Crystal structure development during devitrification of quenched mullite

The kinetics, microstructural changes, and crystal structure development for crystallization of amorphous, quenched, mullite composition glass (3Al2O3·2SiO2) were studied between 900 and 1400°C. The phenomena observed were characterized using non-isothermal differential scanning calorimetry (DSC), transmission electron microscopy (TEM), energy dispersive spectroscopy (EDS), powder X-ray diffraction (XRD, with both a standard laboratory diffractometer, as well as with synchrotron radiation), and Rietveld analysis. Crystallization of amorphous mullite was observed to occur in two steps. The activation energy for crystallization was 892 kJ/mol for the first step and 1333 kJ/mol for the second step.

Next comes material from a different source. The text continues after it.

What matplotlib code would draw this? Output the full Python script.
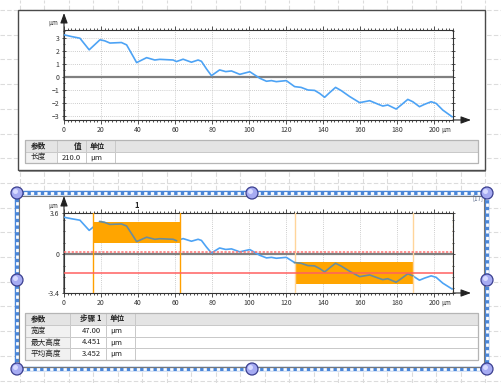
import numpy as np
import matplotlib
matplotlib.use("Agg")
import matplotlib.pyplot as plt
from matplotlib.patches import Rectangle, Circle
from matplotlib.ticker import MultipleLocator, FixedLocator
import matplotlib.transforms as mtrans

plt.rcParams['font.family'] = ['Noto Sans CJK SC', 'DejaVu Sans']

W, H = 502, 383

# ---- data ----
profile_x = [0, 4, 8.6, 13.6, 19.4, 22, 24.8, 31, 33.8, 37.4, 39.2, 44.6, 49, 51.7,
             58.9, 60.7, 64.3, 68.8, 72.4, 74.2, 76.9, 79.6, 84, 87.3, 90.4, 94.9,
             100.3, 105.7, 109.3, 112, 114.6, 120, 124.5, 128, 131.7, 135.3, 138,
             140.7, 143.4, 146.6, 149.7, 154.2, 159.6, 165, 169.4, 172.1, 174.8,
             179.3, 182, 185.6, 188.3, 191.9, 194.6, 198.2, 200.9, 204.5, 209.5]
profile_y = [3.23, 3.1, 2.97, 2.08, 2.85, 2.77, 2.6, 2.64, 2.46, 1.56, 1.1, 1.48, 1.3, 1.35,
             1.3, 1.18, 1.36, 1.13, 1.3, 1.2, 0.62, 0.1, 0.54, 0.41, 0.46, 0.2,
             0.4, -0.1, -0.33, -0.28, -0.36, -0.28, -0.74, -0.8, -1.0, -1.03, -1.26,
             -1.56, -1.2, -0.8, -1.05, -1.5, -1.97, -1.82, -2.08, -2.23, -2.15,
             -2.46, -2.15, -1.72, -1.9, -2.28, -2.1, -1.9, -2.03, -2.54, -3.05]

x_ticks = [0, 20, 40, 60, 80, 100, 120, 140, 160, 180, 200]
top_yticks = [-3, -2, -1, 0, 1, 2, 3]
bottom_yticks = [-3.4, 0, 3.6]
bottom_ylabels = ["-3.4", "0", "3.6"]

# step zones: (x0, x1, y_low, y_high)
zones = [(15.6, 62.6, 0.97, 2.8), (124.5, 188.3, -2.6, -0.69)]
zone_edge_colors = ["#ffa000", "#ffd59a"]
ref_upper = 0.2
ref_lower = -1.65

top_header = ["参数", "值", "单位"]
top_rows = [["长度", "210.0", "µm"]]
bottom_header = ["参数", "步骤 1", "单位"]
bottom_rows = [["宽度", "47.00", "µm"],
               ["最大高度", "4.451", "µm"],
               ["平均高度", "3.452", "µm"]]

BLUE = "#4da3f5"
ORANGE = "#ffa500"

fig = plt.figure(figsize=(W / 100, H / 100), dpi=100)

def rect(l, t, r, b):
    return [l / W, 1 - b / H, (r - l) / W, (b - t) / H]

# ---- background canvas in pixel coords ----
bg = fig.add_axes([0, 0, 1, 1])
bg.set_xlim(0, W); bg.set_ylim(H, 0); bg.axis("off")
for gx in np.arange(20, W, 24.5):
    bg.axvline(gx, color="#dcdcdc", lw=0.8, ls=(0, (4, 2)), zorder=0)
for gy in np.arange(10, H, 24.7):
    bg.axhline(gy, color="#dcdcdc", lw=0.8, ls=(0, (4, 2)), zorder=0)

# top panel
bg.add_patch(Rectangle((19.5, 11.5), 467, 160, fc="#9a9a9a", ec="none", zorder=1))
bg.add_patch(Rectangle((18, 10), 467, 160, fc="white", ec="#4a4a4a", lw=1.0, zorder=2))
# bottom panel (selected)
bg.add_patch(Rectangle((17, 193), 470, 176, fc="white", ec="none", zorder=1))
bg.add_patch(Rectangle((17, 193), 470, 176, fc="none", ec="#4a86d8", lw=3.2, zorder=3))
bg.add_patch(Rectangle((17, 193), 470, 176, fc="none", ec="white", lw=2.0,
                       ls=(0, (1.2, 1.2)), zorder=4))
bg.add_patch(Rectangle((19.5, 195.5), 465, 171, fc="none", ec="#777777", lw=0.8, zorder=4))
for hx, hy in [(17, 193), (252, 193), (487, 193), (17, 280), (487, 280),
               (17, 369), (252, 369), (487, 369)]:
    bg.add_patch(Circle((hx, hy), 6, fc="#a6abf2", ec="#3b3f8f", lw=0.9, zorder=6))
    bg.add_patch(Circle((hx - 1.5, hy - 1.5), 2.5, fc="#d8dbff", ec="none", zorder=7))
bg.text(478, 198, "[17]", fontsize=4.5, color="#5a6a8a", ha="center", va="center", zorder=5)

def draw_table(cols, rows_y, header, rows):
    for i in range(len(rows_y) - 1):
        t, b = rows_y[i], rows_y[i + 1]
        for j in range(len(cols) - 1):
            l, r = cols[j], cols[j + 1]
            if i == 0:
                fc = "#e4e4e4"
            elif j == 0:
                fc = "#f1f1f1"
            else:
                fc = "white"
            bg.add_patch(Rectangle((l, t), r - l, b - t, fc=fc, ec="#c9c9c9", lw=0.7, zorder=3))
    bg.add_patch(Rectangle((cols[0], rows_y[0]), cols[-1] - cols[0], rows_y[-1] - rows_y[0],
                           fc="none", ec="#b5b5b5", lw=0.9, zorder=4))
    texts = [header] + rows
    for i, row in enumerate(texts):
        yc = (rows_y[i] + rows_y[i + 1]) / 2
        weight = "bold" if i == 0 else "normal"
        bg.text(cols[0] + 6, yc, row[0], fontsize=5.5, va="center", ha="left",
                color="#222222", weight=weight, zorder=5)
        if i == 0:
            bg.text(cols[2] - 4, yc, row[1], fontsize=5.5, va="center", ha="right",
                    color="#222222", weight=weight, zorder=5)
        else:
            bg.text(cols[2] - 5, yc, row[1], fontsize=5.5, va="center", ha="right",
                    color="#222222", zorder=5)
        bg.text(cols[2] + 4, yc, row[2], fontsize=5.5, va="center", ha="left",
                color="#222222", weight=weight, zorder=5)

draw_table([25, 57, 86, 115, 478], [140, 152, 163], top_header, top_rows)
draw_table([25, 70, 106, 135, 478], [313, 325, 336.7, 348.3, 360], bottom_header, bottom_rows)

# axis arrows
for (x0, y0, x1, y1) in [(64, 120, 64, 13), (453, 120, 471, 120),
                         (64, 293, 64, 196), (453, 293, 471, 293)]:
    bg.annotate("", xy=(x1, y1), xytext=(x0, y0),
                arrowprops=dict(arrowstyle="-|>,head_length=0.6,head_width=0.22",
                                color="#222222", lw=0.8, shrinkA=0, shrinkB=0), zorder=5)
bg.text(53, 23, "µm", fontsize=4.5, ha="center", va="center", color="#333333", zorder=5)
bg.text(53, 206, "µm", fontsize=4.5, ha="center", va="center", color="#333333", zorder=5)


def style_axes(ax):
    ax.set_facecolor("none")
    for s in ax.spines.values():
        s.set_color("#333333"); s.set_linewidth(0.8)
    ax.set_xlim(0, 210)
    ax.xaxis.set_major_locator(FixedLocator(x_ticks))
    ax.xaxis.set_minor_locator(MultipleLocator(2))
    ax.tick_params(axis="x", which="both", top=True, direction="out", labelsize=5,
                   pad=1.5, colors="#333333", width=0.6)
    ax.tick_params(axis="x", which="major", length=3)
    ax.tick_params(axis="x", which="minor", length=1.6)
    ax.tick_params(axis="y", which="both", right=True, direction="inout", labelsize=5,
                   pad=1.5, colors="#333333", width=0.6)
    ax.tick_params(axis="y", which="major", length=3.5)
    ax.tick_params(axis="y", which="minor", length=2)
    ax.xaxis.grid(True, color="#bdbdbd", lw=0.6, ls=(0, (1, 1.5)))
    ax.text(206.5, -0.065, "µm", transform=ax.get_xaxis_transform(), fontsize=4.5,
            ha="center", va="top", color="#333333")
    ax.axhline(0, color="#808080", lw=1.6, zorder=2)


# ---- top chart ----
ax1 = fig.add_axes(rect(64, 30, 453, 120))
style_axes(ax1)
ax1.set_ylim(-3.3, 3.6)
ax1.set_yticks(top_yticks)
ax1.yaxis.set_minor_locator(MultipleLocator(0.5))
ax1.yaxis.grid(True, color="#bdbdbd", lw=0.6, ls=(0, (1, 1.5)))
ax1.plot(profile_x, profile_y, color=BLUE, lw=1.2, zorder=3)

# ---- bottom chart ----
ax2 = fig.add_axes(rect(64, 213, 453, 293))
style_axes(ax2)
ax2.set_ylim(-3.4, 3.6)
ax2.set_yticks(bottom_yticks)
ax2.set_yticklabels(bottom_ylabels)
ax2.yaxis.set_minor_locator(MultipleLocator(1))
ax2.plot(profile_x, profile_y, color=BLUE, lw=1.2, zorder=3)
px = np.array(profile_x); py = np.array(profile_y)
for (x0, x1, ylo, yhi), ec in zip(zones, zone_edge_colors):
    ax2.add_patch(Rectangle((x0, ylo), x1 - x0, yhi - ylo, fc=ORANGE, ec="none", zorder=4))
    ax2.axvline(x0, color=ec, lw=1.0, zorder=4)
    ax2.axvline(x1, color=ec, lw=1.0, zorder=4)
    m = (px >= x0) & (px <= x1)
    ax2.plot(px[m], py[m], color="#6a8d9c", lw=1.2, zorder=5)
ax2.axvline(210, color="#b8862b", lw=0.9, ls=(0, (2, 1.5)), zorder=4)
ax2.axhline(ref_upper, color="#ff7070", lw=1.1, ls=(0, (1.5, 1)), zorder=6)
ax2.axhline(ref_lower, color="#ff6060", lw=1.1, zorder=6)
ax2.text(sum(zones[0][:2]) / 2, 1.1, "1", transform=ax2.get_xaxis_transform(),
         fontsize=5.5, weight="bold", ha="center", va="center", color="#222222")

fig.savefig("out.png", dpi=100)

From the amorphous state, the first phase(s) to crystallize were alumina-rich, pseudotetragonal mullite (∼70 mol% Al2O3). These crystals were highly strained and contained numerous nanometer scale inclusions. With increasing temperature, the crystals were observed to incorporate increasing amounts of SiO2, and approach the equilibrium orthorhombic structure. By 1400°C the pseudotetragonal to orthorhombic transition was complete, the strain was eliminated, most of the inclusions had been assimilated, there was ∼67% reduction in grain size, and the crystals had attained the composition of the initial, bulk glass (∼60 mol% Al2O3).